1997, Westminster. Elton John pleure sur son piano une princesse défunte devant des millions de téléspectateurs. Pour célébrer la star en allée, il reprend une mélodie autrefois écrite pour une autre star adulée. Et c’est Marilyn qui – par musique interposée – en appelle au chagrin des foules qui les ont aimées.
En cet été 1997, s’écrit ainsi une page de la longue histoire du star-system , une histoire ce jour-là faite d’émotions mondialement partagées, de passions collectives, de disques…, et de ventes.
Edgar Morin fait naître le star-system dans les années 1910, à Hollywood 1 , de la concurrence acharnée entre firmes cinématographiques américaines. Le système du vedettariat, avec ses rémunérations faramineuses et ses abandons, va bien au-delà du cinéma. Il est devenu le mode de fonctionnement quasi naturel de nombre d’activités ; consultants, banquiers d’affaires, avocats, mannequins, créateurs de mode s’y essaient. La culture en fut un précurseur et une sorte de modèle. Ni les industries du livre, du disque, de la télévision, ni les spectacles, ni les musées et les mondes des arts ne s’y soustraient.

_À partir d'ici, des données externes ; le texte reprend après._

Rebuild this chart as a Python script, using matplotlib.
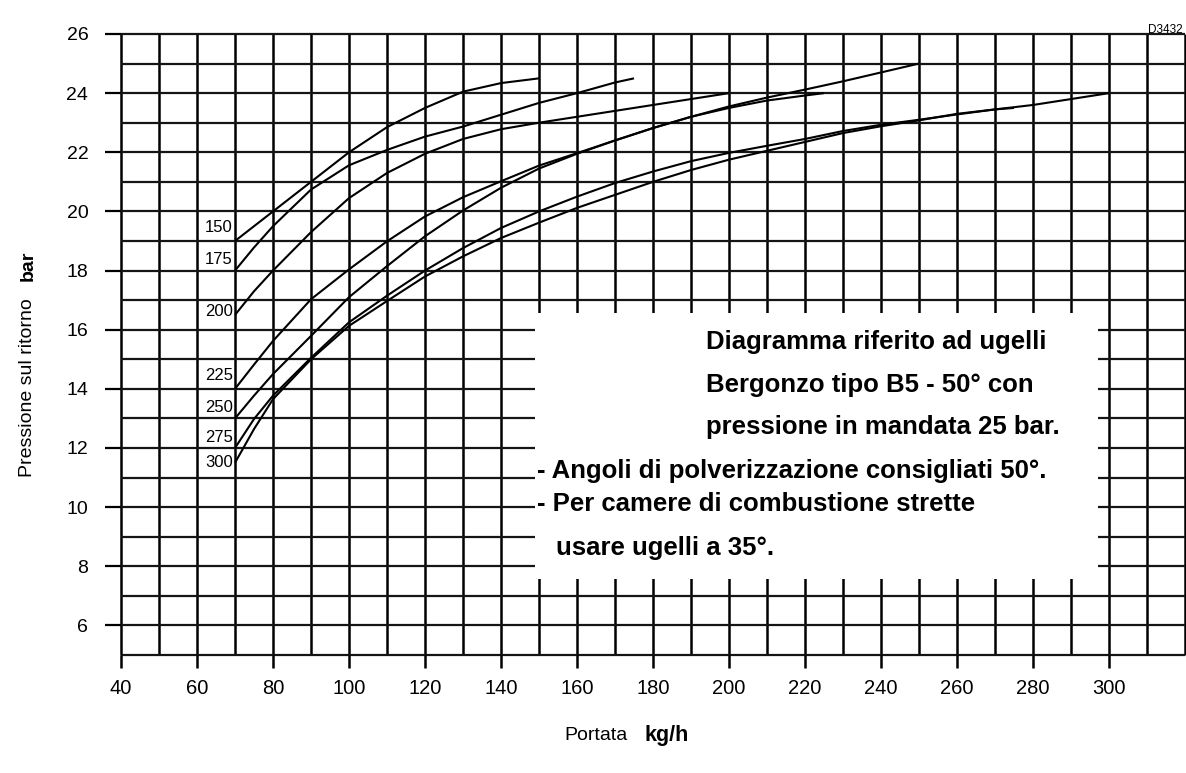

Le star-system construit les rassemblements des consommations sur de petits sous-ensembles de noms et de produits. Les consommateurs de culture, sollicités en désordre et le plus souvent en mal de repères, aiment en effet à retrouver « leurs » vedettes, dans un mélange de familiarité et de distance : chacun connaît les noms de Elvis Presley, Madonna, Placido Domingo, Tom Cruise, Julia Roberts, Gérard Depardieu, et de tant d’autres. Et, tandis que s’allongent les files d’attente devant quelques expositions surmédiatisées, les autres comptent leurs trop rares visiteurs. Quant aux marchés de l’art, ils sont de la partie : on y aligne des records, et les sommets atteints en enchère témoignent de vogues spéculatives dont le monde de la finance n’a jamais détenu le monopole.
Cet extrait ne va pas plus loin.